Google Ad Manager helps publishers manage ad campaigns on websites or mobile apps. You (the publisher) can decide where to show ads on your digital platforms, how much those ads cost advertisers, and report on ad campaign activity in order to optimize revenue streams and bill customers.
Here we'll provide a broad overview of getting started with ads in Google Ad Manager.
Who are publishers to Google Ad Manager?
A publisher is someone who owns or manages a digital platform—a website or app—that delivers content to users. As a publisher, you may find yourself wanting to monetize your traffic. To monetize traffic means you generate revenue based on the people who visit your website or use of your app.
One way to monetize traffic is through ad sales. Advertisers, or buyers who represent advertisers, seek ad inventory that meets their needs. For example, an athletic shoe company might want to advertise on an app that tracks workouts.

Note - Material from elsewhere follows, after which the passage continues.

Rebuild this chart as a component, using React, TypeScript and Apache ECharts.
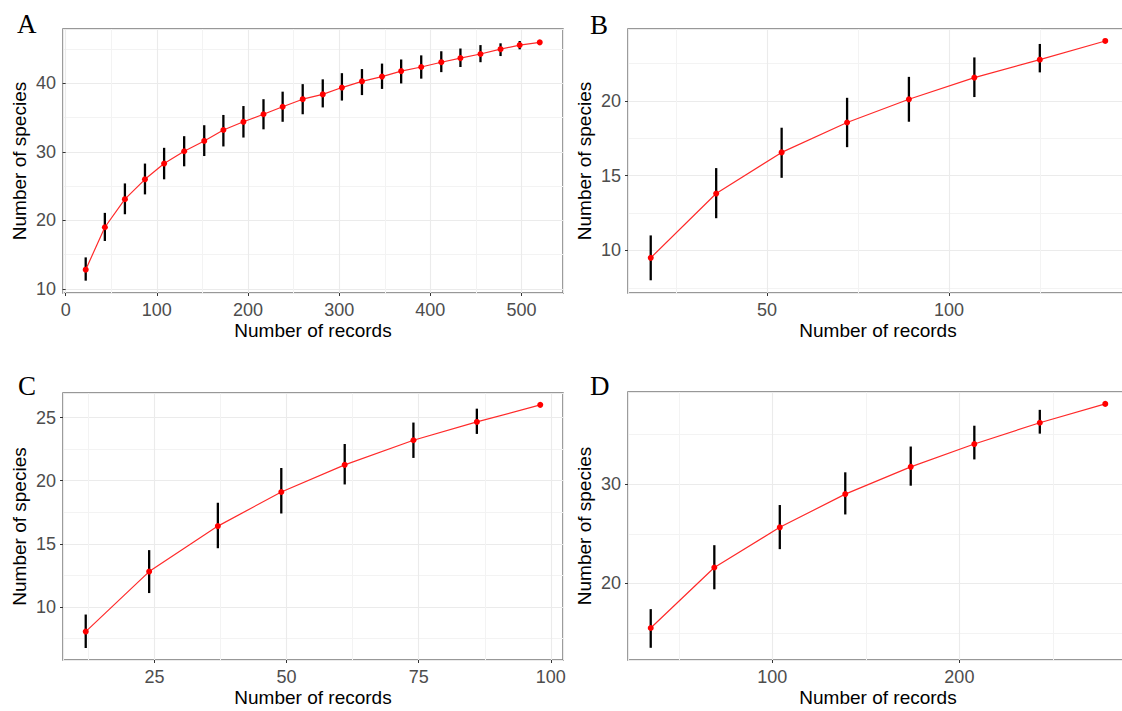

How do publishers get ads?
You can transact with advertisers (also known as buyers) in a variety of ways:
- Negotiate terms for delivery on distinct ad inventory, on specific dates, at a promised pricing.
- Engage in auction-based ad sales, where you offer ad inventory with a floor price, and bidders compete in real time to win your ad space.

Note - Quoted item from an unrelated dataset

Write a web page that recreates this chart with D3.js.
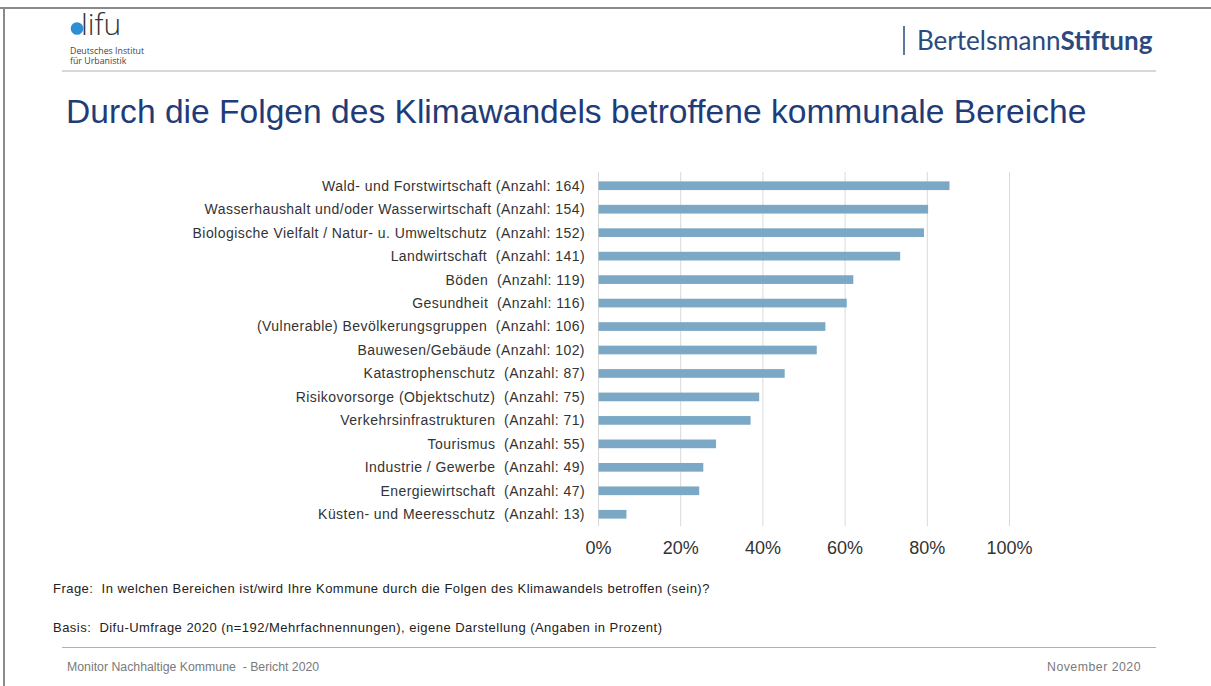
<!DOCTYPE html>
<html><head><meta charset="utf-8">
<script src="https://cdn.jsdelivr.net/npm/d3@7"></script>
<style>
html,body{margin:0;padding:0;background:#fff;}
svg text{white-space:pre;}
</style></head>
<body>
<svg id="c" width="1211" height="686"></svg>
<script>
const categories = [
  "Wald- und Forstwirtschaft (Anzahl: 164)",
  "Wasserhaushalt und/oder Wasserwirtschaft (Anzahl: 154)",
  "Biologische Vielfalt / Natur- u. Umweltschutz  (Anzahl: 152)",
  "Landwirtschaft  (Anzahl: 141)",
  "Böden  (Anzahl: 119)",
  "Gesundheit  (Anzahl: 116)",
  "(Vulnerable) Bevölkerungsgruppen  (Anzahl: 106)",
  "Bauwesen/Gebäude (Anzahl: 102)",
  "Katastrophenschutz  (Anzahl: 87)",
  "Risikovorsorge (Objektschutz)  (Anzahl: 75)",
  "Verkehrsinfrastrukturen  (Anzahl: 71)",
  "Tourismus  (Anzahl: 55)",
  "Industrie / Gewerbe  (Anzahl: 49)",
  "Energiewirtschaft  (Anzahl: 47)",
  "Küsten- und Meeresschutz  (Anzahl: 13)"
];
const percentValues = [85.4, 80.2, 79.2, 73.4, 62.0, 60.4, 55.2, 53.1, 45.3, 39.1, 37.0, 28.6, 25.5, 24.5, 6.8];
const tickValues = [0, 20, 40, 60, 80, 100];
const tickLabels = ["0%", "20%", "40%", "60%", "80%", "100%"];

const svg = d3.select("#c");
const F = "'Liberation Sans', Arial, sans-serif";

// frame
svg.append("line").attr("x1",0).attr("x2",1211).attr("y1",8).attr("y2",8).attr("stroke","#8a8a8a").attr("stroke-width",2);
svg.append("line").attr("x1",4).attr("x2",4).attr("y1",8).attr("y2",686).attr("stroke","#8a8a8a").attr("stroke-width",2);

// header separator & footer separator
svg.append("line").attr("x1",62).attr("x2",1156).attr("y1",71).attr("y2",71).attr("stroke","#b0b0b0").attr("stroke-width",1);
svg.append("line").attr("x1",62).attr("x2",1156).attr("y1",647.5).attr("y2",647.5).attr("stroke","#b0b0b0").attr("stroke-width",1);

// difu logo
svg.append("circle").attr("cx",77).attr("cy",28.5).attr("r",6.3).attr("fill","#2c8fd6");
svg.append("text").attr("x",81).attr("y",35).attr("font-family","'Open Sans', sans-serif").attr("font-size",30).attr("font-weight",300).attr("fill","#333").text("lifu");
svg.append("text").attr("x",70).attr("y",54).attr("font-family","'Open Sans', sans-serif").attr("font-size",8.8).attr("fill","#444").text("Deutsches Institut");
svg.append("text").attr("x",70).attr("y",64).attr("font-family","'Open Sans', sans-serif").attr("font-size",8.8).attr("fill","#444").text("für Urbanistik");

// Bertelsmann
svg.append("line").attr("x1",904).attr("x2",904).attr("y1",26).attr("y2",55).attr("stroke","#2a4a80").attr("stroke-width",1.5);
const bt = svg.append("text").attr("x",917).attr("y",50).attr("font-family","Lato, sans-serif").attr("font-size",26).attr("fill","#2a4a80");
bt.append("tspan").text("Bertelsmann");
bt.append("tspan").attr("font-weight",700).text("Stiftung");

// title
svg.append("text").attr("x",66).attr("y",123).attr("font-family",F).attr("font-size",33.6).attr("fill","#1f3c78")
  .text("Durch die Folgen des Klimawandels betroffene kommunale Bereiche");

// chart
const x = d3.scaleLinear().domain([0,100]).range([598.5,1009.5]);
const y = d3.scaleBand().domain(categories).range([174,526]).paddingInner(0.63).paddingOuter(0.315);

svg.append("g").selectAll("line").data(tickValues).join("line")
  .attr("x1",d=>x(d)).attr("x2",d=>x(d)).attr("y1",172).attr("y2",526)
  .attr("stroke","#d9d9d9").attr("stroke-width",1);

svg.append("g").selectAll("rect").data(percentValues).join("rect")
  .attr("x",x(0)).attr("y",(d,i)=>y(categories[i]))
  .attr("width",d=>x(d)-x(0)).attr("height",y.bandwidth())
  .attr("fill","#7aa8c5");

svg.append("g").selectAll("text").data(categories).join("text")
  .attr("x",585).attr("y",d=>y(d)+y.bandwidth()/2).attr("dy","0.35em")
  .attr("text-anchor","end").attr("font-family",F).attr("font-size",14).attr("letter-spacing",0.45).attr("fill","#333")
  .text(d=>d);

svg.append("g").selectAll("text").data(tickValues).join("text")
  .attr("x",d=>x(d)).attr("y",547.5).attr("dy","0.35em").attr("text-anchor","middle")
  .attr("font-family",F).attr("font-size",18).attr("fill","#333")
  .text((d,i)=>tickLabels[i]);

// notes
svg.append("text").attr("x",53).attr("y",588).attr("dy","0.35em").attr("font-family",F).attr("font-size",13).attr("letter-spacing",0.47).attr("fill","#222")
  .text("Frage:  In welchen Bereichen ist/wird Ihre Kommune durch die Folgen des Klimawandels betroffen (sein)?");
svg.append("text").attr("x",53).attr("y",627).attr("dy","0.35em").attr("font-family",F).attr("font-size",13).attr("letter-spacing",0.47).attr("fill","#222")
  .text("Basis:  Difu-Umfrage 2020 (n=192/Mehrfachnennungen), eigene Darstellung (Angaben in Prozent)");
svg.append("text").attr("x",67).attr("y",667).attr("dy","0.35em").attr("font-family",F).attr("font-size",12.3).attr("fill","#7a7a7a")
  .text("Monitor Nachhaltige Kommune  - Bericht 2020");
svg.append("text").attr("x",1141).attr("y",667).attr("dy","0.35em").attr("text-anchor","end").attr("font-family",F).attr("font-size",12.3).attr("letter-spacing",0.5).attr("fill","#7a7a7a")
  .text("November 2020");
</script>
</body></html>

In this scenario, there might be no terms or obligations outside the single auction event. Learn more about ways to engage buyers in Ways of transacting in Ad Manager.
Orders and line items
Orders and line items represent a transaction between you and a buyer. However, you can also engage with buyers in other ways, such as auction-based transactions.
Orders and line items are the basic building block of an ad campaign.
- Orders contain high-level details about a campaign, such as who the buyer or advertiser is, and the people at your organization responsible for the campaign.
- Line items contain information about how an ad creative should show on your website or app, such as when and where specifically to show the creative. Line items also contain details about pricing and targeting, the mechanism that helps an ad reach a specific demographic or audience.
Line items are where you will add the ad creative the advertiser wants to show on your website or app.
Ad units and ad tags
Ad units represent ad inventory on your website or app where you want to show ads. A critical step to start delivering ads is to create ad units and generate ad tags.
Ad tags are inserted into your webpages or apps so that campaigns know where to show ad creatives. Ad tags belong to specific ad units, which represent the spaces on your website or app where you want to show ads.
If you belong to a large organization or publisher, there might be people with the technical expertise who are dedicated to managing ad units and inserting ad tags.
Campaign example
Imagine that you maintain a website, a mobile site, and apps for Android and iOS. A bank wants to advertise on your website in order to promote a new savings account offer, as well as a home loans offer. An order with this advertiser might include two line items:
- Line item 1 (Savings Account Campaign):
- 750,000 impressions
- from January 15 to March 15
- at a price of $5 per 1000 impressions (CPM)
- that targets all users
- across all of your content
- Line item 2 (Home Loan Campaign):
- unlimited impressions
- from January 1 to March 31
- at an agreed upon price of $125,000 total for 60 days (CPD)
- that targets users between the ages of 30 and 50 who live in the United States
- On the mobile apps only
Once the order is signed and the line items created, the last step is to add creatives to the line items. Creatives can be added as you create the line items, or you can upload the creatives to your Ad Manager network later. To be delivered, a line item needs at least one creative.
For the bank's campaign, you add 728x90, 160x600, and 300x250 savings account creatives to your network. You add these creatives to line item 1, since the line item can target multiple placements.